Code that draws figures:
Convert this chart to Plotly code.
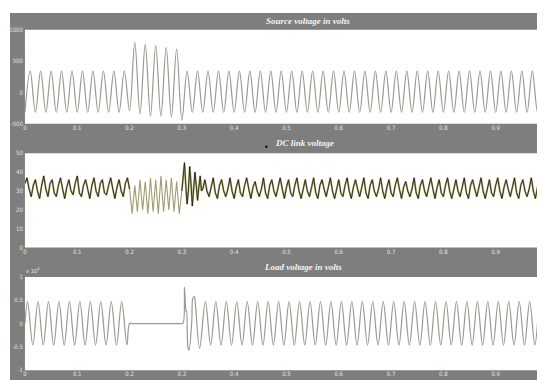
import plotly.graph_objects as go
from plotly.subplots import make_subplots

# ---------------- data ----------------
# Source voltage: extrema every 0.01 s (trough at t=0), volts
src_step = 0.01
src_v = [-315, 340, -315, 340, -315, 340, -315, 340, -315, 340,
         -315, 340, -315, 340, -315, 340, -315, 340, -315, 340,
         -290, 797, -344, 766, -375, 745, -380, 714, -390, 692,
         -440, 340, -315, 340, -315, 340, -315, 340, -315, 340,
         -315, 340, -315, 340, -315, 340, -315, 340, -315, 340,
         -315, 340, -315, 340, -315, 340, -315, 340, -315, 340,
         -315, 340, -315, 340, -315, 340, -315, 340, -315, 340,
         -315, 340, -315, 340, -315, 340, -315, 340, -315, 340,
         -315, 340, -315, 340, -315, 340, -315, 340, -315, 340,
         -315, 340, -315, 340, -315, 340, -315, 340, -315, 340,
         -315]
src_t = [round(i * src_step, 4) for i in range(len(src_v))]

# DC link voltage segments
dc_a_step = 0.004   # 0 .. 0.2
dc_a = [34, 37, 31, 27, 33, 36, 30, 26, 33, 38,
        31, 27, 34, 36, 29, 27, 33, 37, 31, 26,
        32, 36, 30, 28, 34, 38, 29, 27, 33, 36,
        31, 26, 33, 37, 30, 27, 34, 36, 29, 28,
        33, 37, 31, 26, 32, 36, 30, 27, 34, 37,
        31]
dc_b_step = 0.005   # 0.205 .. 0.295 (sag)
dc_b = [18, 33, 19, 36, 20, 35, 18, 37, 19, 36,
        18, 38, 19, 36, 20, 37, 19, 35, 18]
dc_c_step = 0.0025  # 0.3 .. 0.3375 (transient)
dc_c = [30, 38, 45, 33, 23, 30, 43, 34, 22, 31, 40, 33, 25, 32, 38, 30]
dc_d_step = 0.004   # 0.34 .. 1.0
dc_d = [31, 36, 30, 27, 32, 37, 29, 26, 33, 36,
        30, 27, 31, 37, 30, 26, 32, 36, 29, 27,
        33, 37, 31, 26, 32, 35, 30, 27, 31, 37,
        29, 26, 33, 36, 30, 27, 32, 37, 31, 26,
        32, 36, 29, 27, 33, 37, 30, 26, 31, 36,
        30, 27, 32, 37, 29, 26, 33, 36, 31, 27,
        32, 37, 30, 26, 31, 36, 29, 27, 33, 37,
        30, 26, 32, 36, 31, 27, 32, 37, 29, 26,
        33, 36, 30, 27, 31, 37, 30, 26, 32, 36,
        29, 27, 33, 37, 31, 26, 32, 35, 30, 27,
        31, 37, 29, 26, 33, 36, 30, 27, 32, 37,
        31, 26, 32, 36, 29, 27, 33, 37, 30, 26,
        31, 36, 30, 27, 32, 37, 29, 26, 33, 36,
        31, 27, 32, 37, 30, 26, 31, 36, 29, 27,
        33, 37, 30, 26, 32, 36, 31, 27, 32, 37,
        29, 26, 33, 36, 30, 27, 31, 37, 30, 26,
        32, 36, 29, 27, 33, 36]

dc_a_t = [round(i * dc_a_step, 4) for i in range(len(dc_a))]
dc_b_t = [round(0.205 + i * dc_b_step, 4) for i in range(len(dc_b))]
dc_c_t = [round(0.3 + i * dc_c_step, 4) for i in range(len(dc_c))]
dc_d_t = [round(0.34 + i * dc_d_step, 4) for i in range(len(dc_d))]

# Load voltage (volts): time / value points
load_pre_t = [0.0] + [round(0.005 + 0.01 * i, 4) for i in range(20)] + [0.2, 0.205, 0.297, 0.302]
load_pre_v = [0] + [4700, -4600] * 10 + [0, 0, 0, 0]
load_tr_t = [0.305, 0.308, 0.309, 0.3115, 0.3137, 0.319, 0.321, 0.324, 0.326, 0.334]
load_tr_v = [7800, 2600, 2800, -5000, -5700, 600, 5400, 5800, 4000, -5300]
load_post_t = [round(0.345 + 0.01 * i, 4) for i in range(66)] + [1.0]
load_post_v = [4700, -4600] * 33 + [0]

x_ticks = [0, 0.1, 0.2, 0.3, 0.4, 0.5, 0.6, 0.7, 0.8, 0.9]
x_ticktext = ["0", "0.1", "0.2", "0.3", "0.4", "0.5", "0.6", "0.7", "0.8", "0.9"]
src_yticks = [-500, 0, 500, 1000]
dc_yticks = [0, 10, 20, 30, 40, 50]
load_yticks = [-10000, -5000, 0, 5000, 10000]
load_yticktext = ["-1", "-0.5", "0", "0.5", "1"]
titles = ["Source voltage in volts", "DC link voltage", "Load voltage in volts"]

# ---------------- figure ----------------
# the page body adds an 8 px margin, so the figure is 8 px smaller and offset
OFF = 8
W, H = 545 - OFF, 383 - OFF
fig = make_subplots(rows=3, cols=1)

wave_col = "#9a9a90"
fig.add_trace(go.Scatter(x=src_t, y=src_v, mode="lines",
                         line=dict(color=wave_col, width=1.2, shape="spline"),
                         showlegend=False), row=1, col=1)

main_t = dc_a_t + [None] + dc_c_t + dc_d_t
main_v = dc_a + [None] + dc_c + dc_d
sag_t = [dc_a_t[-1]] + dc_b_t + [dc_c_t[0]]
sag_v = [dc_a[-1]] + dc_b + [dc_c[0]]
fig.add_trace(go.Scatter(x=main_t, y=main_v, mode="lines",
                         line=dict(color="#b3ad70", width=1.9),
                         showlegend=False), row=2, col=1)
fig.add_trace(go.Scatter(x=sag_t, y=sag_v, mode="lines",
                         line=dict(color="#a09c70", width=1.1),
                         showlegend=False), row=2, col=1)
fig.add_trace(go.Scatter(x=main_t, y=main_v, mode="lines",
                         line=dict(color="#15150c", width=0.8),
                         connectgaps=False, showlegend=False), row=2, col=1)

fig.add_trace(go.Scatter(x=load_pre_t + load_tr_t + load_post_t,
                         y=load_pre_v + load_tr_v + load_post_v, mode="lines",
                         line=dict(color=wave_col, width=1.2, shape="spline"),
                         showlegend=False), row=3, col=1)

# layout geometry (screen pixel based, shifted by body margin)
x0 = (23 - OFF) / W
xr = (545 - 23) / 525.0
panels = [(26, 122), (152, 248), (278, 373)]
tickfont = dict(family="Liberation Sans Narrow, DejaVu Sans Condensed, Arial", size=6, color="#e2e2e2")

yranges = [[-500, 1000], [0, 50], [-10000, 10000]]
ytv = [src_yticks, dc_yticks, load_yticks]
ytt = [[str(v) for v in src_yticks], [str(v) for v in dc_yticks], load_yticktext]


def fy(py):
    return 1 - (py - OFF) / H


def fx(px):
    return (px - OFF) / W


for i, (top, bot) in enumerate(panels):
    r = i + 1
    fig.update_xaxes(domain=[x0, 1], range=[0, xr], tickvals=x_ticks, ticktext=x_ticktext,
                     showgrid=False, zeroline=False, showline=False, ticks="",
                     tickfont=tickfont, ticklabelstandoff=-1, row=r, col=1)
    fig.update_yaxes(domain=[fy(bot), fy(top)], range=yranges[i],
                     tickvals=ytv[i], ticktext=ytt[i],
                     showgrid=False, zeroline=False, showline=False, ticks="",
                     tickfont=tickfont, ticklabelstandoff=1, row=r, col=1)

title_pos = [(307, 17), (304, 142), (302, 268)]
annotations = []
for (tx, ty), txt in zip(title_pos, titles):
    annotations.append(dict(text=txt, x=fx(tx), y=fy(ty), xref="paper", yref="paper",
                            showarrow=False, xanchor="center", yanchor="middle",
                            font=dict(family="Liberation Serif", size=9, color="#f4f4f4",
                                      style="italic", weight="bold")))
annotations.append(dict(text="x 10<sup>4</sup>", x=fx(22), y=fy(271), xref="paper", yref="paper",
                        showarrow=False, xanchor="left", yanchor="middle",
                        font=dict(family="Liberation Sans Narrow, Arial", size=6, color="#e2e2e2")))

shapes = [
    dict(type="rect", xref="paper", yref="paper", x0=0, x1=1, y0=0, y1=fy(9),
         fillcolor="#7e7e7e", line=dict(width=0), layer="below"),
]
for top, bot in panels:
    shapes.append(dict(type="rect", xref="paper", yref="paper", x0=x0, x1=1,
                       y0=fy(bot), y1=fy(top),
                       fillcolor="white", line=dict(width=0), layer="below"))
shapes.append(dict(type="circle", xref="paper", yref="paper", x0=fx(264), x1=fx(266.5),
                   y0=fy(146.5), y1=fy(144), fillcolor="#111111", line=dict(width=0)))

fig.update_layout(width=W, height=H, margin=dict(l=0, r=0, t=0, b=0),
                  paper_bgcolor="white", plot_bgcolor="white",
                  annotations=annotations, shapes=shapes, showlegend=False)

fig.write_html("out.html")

--

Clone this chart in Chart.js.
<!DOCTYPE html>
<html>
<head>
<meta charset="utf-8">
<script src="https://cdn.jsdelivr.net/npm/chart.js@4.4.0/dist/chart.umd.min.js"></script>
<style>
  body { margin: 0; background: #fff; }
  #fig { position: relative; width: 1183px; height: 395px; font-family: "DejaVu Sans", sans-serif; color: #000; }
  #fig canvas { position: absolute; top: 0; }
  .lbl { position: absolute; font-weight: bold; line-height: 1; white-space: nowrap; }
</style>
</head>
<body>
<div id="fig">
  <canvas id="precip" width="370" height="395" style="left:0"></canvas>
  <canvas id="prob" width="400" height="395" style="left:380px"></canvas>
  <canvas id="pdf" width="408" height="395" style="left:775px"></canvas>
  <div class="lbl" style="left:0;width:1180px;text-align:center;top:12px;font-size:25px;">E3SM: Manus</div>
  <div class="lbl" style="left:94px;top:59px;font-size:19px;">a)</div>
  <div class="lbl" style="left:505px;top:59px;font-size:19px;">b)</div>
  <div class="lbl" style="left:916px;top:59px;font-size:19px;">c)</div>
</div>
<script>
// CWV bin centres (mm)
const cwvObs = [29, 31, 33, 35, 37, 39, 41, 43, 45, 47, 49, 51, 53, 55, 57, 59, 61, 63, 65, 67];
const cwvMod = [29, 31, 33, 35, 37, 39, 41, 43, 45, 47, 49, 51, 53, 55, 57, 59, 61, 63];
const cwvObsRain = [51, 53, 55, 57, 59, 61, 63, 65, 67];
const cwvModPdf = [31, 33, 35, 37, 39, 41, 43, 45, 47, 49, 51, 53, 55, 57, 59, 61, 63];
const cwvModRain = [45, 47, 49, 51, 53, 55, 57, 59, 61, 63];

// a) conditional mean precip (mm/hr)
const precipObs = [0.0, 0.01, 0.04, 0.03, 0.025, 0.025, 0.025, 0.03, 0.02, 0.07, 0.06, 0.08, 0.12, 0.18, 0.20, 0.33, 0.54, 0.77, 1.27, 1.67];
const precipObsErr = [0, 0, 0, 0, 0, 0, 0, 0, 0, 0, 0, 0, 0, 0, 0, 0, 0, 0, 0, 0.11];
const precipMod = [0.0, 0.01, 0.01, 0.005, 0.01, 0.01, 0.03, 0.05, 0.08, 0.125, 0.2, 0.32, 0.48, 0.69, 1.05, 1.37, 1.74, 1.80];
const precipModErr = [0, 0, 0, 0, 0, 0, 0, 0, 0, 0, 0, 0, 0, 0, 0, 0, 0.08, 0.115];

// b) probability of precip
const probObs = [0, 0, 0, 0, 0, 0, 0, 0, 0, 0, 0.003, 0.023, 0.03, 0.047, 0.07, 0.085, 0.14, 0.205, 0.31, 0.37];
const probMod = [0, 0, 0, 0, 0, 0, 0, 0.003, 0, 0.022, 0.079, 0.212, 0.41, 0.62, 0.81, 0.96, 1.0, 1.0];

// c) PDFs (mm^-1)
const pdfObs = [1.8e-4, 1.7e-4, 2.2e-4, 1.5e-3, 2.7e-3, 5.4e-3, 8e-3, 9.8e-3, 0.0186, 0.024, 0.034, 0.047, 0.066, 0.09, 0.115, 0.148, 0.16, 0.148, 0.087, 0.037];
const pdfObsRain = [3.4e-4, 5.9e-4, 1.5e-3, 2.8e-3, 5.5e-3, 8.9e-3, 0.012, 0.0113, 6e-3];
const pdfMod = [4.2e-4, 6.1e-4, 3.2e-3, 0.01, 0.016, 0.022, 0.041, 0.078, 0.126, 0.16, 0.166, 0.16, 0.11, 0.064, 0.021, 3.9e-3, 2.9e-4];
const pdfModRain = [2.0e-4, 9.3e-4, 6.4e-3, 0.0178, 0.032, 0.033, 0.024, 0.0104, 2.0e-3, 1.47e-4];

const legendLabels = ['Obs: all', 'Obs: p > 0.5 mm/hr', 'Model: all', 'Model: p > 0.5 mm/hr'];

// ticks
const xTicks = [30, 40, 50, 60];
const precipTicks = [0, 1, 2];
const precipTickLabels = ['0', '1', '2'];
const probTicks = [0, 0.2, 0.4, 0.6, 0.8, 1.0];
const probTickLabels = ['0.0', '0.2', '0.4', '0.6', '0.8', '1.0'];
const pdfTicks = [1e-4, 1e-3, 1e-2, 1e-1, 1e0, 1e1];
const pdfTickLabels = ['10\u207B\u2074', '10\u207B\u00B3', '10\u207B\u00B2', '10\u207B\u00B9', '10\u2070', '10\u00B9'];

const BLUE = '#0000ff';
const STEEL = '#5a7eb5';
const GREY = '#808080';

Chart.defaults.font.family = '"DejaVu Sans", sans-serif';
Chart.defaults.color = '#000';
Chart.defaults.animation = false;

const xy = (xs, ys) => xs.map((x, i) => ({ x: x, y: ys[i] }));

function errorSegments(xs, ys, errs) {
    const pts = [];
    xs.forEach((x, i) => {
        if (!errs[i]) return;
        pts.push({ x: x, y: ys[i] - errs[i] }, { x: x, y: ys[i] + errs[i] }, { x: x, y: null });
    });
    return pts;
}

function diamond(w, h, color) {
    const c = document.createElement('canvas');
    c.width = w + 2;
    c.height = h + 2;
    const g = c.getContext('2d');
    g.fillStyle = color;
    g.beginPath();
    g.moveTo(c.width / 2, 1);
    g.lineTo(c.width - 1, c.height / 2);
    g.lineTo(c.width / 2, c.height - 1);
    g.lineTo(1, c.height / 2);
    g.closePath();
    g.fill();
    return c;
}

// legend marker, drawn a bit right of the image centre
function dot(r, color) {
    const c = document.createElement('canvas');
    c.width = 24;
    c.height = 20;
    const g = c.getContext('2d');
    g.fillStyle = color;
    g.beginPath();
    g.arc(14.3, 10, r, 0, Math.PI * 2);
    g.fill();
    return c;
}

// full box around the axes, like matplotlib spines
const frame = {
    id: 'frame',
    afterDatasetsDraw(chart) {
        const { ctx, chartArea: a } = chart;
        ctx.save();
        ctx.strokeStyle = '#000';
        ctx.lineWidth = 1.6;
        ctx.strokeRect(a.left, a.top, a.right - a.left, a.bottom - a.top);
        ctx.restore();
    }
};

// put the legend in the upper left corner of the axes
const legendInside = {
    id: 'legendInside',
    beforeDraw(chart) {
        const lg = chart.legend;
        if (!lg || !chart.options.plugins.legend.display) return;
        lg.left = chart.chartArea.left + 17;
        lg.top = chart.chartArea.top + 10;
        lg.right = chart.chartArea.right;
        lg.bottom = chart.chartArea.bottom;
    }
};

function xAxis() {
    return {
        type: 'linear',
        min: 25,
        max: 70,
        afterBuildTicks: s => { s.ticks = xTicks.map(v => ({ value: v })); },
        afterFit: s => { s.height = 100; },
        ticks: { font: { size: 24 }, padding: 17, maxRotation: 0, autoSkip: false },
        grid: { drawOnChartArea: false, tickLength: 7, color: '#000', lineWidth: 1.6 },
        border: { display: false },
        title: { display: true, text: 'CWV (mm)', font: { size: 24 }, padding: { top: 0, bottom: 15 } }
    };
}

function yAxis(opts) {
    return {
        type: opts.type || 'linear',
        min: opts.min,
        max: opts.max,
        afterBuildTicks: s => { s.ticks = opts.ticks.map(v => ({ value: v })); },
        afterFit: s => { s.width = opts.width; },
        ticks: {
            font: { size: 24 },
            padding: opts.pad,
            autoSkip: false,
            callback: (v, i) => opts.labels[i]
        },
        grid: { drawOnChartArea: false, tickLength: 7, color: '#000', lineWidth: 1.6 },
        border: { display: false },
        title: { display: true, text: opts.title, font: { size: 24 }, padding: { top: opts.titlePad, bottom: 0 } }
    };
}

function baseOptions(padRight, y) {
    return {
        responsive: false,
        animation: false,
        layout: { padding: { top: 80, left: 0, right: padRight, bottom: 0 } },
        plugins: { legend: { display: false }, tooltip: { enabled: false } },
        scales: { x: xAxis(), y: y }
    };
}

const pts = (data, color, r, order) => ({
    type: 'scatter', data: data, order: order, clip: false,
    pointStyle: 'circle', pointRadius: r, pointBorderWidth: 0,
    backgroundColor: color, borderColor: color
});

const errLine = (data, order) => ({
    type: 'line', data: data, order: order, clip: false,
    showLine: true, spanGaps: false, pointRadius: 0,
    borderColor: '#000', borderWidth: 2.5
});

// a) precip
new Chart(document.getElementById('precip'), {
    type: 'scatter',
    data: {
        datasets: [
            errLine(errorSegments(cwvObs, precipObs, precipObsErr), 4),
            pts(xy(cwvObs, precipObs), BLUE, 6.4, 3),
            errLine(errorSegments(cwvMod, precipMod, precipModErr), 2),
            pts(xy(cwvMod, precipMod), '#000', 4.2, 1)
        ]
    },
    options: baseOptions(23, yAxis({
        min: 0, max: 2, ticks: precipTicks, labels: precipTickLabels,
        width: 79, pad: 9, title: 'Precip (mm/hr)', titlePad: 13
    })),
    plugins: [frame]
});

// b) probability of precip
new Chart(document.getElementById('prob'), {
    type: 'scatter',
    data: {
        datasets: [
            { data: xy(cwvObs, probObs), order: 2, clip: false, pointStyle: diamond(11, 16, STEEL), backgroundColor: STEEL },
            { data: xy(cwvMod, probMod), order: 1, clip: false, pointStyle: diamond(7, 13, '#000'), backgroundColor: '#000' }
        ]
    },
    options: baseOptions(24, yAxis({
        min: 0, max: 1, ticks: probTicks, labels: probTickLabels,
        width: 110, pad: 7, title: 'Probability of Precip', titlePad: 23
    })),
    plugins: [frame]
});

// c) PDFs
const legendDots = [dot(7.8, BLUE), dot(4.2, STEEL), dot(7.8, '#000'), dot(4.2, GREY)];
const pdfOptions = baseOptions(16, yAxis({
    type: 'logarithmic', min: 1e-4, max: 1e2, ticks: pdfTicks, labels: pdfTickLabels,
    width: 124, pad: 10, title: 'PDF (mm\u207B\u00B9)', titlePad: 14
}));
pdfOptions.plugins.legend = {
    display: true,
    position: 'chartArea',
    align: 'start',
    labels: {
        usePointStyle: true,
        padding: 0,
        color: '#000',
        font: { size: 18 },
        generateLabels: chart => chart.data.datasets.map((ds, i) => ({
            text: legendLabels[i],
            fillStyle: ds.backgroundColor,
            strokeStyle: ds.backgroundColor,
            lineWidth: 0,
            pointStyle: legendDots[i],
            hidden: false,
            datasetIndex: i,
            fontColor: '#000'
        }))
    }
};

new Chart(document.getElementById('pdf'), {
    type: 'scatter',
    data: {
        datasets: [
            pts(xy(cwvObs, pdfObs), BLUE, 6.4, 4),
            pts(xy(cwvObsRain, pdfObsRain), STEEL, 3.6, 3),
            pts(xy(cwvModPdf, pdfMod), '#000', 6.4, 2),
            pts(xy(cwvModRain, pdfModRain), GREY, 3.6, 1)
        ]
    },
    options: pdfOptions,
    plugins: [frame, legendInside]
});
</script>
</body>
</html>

---

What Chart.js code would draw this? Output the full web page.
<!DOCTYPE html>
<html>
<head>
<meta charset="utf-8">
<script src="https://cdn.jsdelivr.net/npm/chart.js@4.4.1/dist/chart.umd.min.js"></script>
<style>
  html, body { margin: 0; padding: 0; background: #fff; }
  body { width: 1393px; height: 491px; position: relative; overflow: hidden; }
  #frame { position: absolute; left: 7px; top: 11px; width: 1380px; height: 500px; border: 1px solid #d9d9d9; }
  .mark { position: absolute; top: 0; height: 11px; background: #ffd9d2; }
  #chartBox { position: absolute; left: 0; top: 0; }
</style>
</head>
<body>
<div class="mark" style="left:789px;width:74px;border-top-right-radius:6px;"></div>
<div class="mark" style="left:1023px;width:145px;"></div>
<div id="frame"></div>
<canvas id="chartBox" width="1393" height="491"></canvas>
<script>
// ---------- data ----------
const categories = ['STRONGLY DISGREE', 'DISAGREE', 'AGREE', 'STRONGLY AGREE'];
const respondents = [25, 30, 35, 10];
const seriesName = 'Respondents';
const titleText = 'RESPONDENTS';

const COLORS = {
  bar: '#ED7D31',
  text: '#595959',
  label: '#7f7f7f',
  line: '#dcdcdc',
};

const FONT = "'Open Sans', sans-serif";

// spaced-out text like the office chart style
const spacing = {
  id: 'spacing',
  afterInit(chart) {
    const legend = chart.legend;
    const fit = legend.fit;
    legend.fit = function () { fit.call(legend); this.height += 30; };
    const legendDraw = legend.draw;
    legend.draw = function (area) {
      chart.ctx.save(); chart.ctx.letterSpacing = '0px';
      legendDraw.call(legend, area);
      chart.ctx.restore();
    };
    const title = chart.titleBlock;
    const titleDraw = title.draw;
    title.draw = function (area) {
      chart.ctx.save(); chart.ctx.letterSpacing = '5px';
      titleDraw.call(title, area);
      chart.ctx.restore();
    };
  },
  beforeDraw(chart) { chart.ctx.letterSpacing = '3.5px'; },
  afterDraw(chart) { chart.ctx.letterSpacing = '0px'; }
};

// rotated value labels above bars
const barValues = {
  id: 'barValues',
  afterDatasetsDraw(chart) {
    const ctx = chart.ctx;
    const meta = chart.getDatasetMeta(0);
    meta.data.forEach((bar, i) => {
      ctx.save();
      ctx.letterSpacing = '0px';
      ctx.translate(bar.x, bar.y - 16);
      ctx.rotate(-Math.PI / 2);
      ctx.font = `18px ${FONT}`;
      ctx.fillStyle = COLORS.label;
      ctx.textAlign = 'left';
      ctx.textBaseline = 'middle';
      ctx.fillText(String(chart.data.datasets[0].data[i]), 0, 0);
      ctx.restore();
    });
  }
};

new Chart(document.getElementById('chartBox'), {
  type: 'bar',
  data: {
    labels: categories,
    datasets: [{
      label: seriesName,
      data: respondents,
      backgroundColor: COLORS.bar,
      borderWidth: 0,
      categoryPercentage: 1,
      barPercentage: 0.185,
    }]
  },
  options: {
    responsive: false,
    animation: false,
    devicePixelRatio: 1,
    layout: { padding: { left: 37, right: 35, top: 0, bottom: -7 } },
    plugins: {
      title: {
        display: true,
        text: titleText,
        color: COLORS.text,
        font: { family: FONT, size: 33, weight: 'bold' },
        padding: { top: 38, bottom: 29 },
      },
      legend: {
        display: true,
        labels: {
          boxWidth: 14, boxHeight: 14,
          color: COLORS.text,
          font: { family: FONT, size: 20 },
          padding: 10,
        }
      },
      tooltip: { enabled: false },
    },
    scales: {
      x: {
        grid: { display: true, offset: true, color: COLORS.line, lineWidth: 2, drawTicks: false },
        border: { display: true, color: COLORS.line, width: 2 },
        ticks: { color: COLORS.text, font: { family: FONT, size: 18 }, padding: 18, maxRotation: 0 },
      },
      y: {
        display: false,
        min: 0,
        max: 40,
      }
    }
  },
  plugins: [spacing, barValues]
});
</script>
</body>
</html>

TASK BRIEF: Skip all pictures. Retype exactly the span whose first line is the one with "Convert this chart to Plotly code." and whose last line is the one with "from plotly.subplots import make_subplots".

WRITTEN SOLUTION:
Convert this chart to Plotly code.
import plotly.graph_objects as go
from plotly.subplots import make_subplots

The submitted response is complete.